Barth diverged somewhat to the westward in order to visit U’shek, the largest corn-producing district in western Bornú; it is characterized by a curious alternation of luxuriance and sterility. At the foot of a mountain lies a barren, desolate tract, on the very threshold of which lies an undulating country, bright with date-palms and tamarisks, with crystal pools and rich grasses. Around the town of U’shek spreads a glittering girdle of corn-fields, onion-beds, cotton-fields, in various stages of development. Here the labourer is breaking up the clods and irrigating the soil; there, his neighbour is weeding out his blooming crops. The vegetation everywhere is abundant. The accumulation of refuse prevents you, however, from gaining a general view of the village, which lurks in the sheltering folds of the soil; but the main group of houses surrounds the foot of an eminence, crowned by the habitation of the chief. Observe that while the huts are made of reeds and the stems of millet, the towers in which the grain is pounded are constructed of clay, and ten feet in height.

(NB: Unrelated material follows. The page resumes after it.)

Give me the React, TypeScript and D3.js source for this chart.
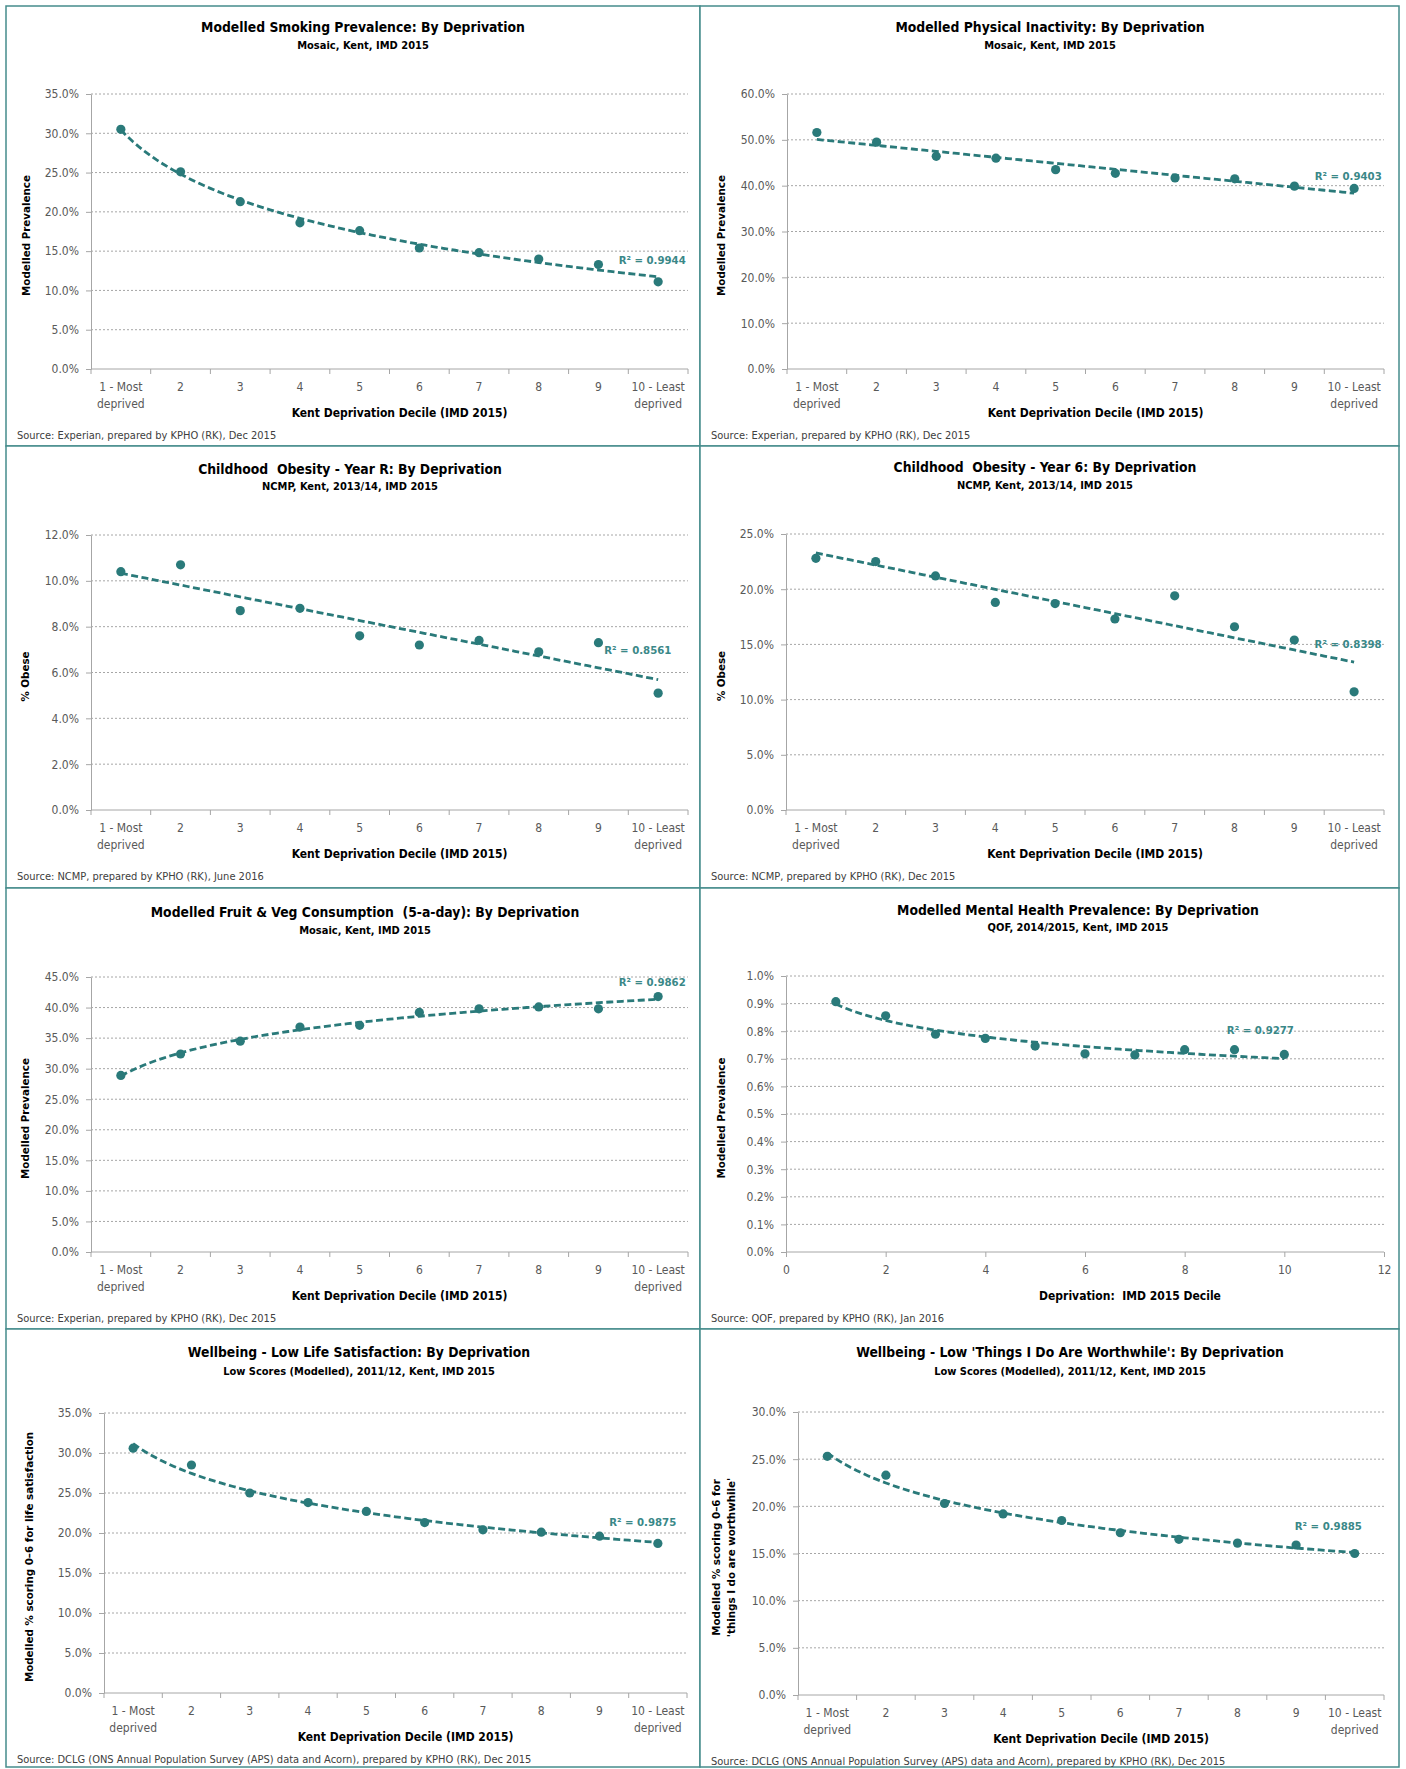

Beyond U’shek stretches a sandy table-land, waving with a dense growth of reeds, and intersected by fertile valleys. Then comes a spur of the mountain-range which rises in the south-west; an irregular and broken plain, carpeted with grass and broom; a jungle of mimosas, dense thickets of capparis, and at intervals small patches of cultivated land. The climate is intensely hot; the very soil seems to burn; and our traveller, feeling himself ill, was forced to rest. During the night, a cold north-east wind covered him and his followers with the feathery awns of the pennixtum; and they rose in the morning in a condition of indescribable uneasiness. The next night was also cold; but there was no wind.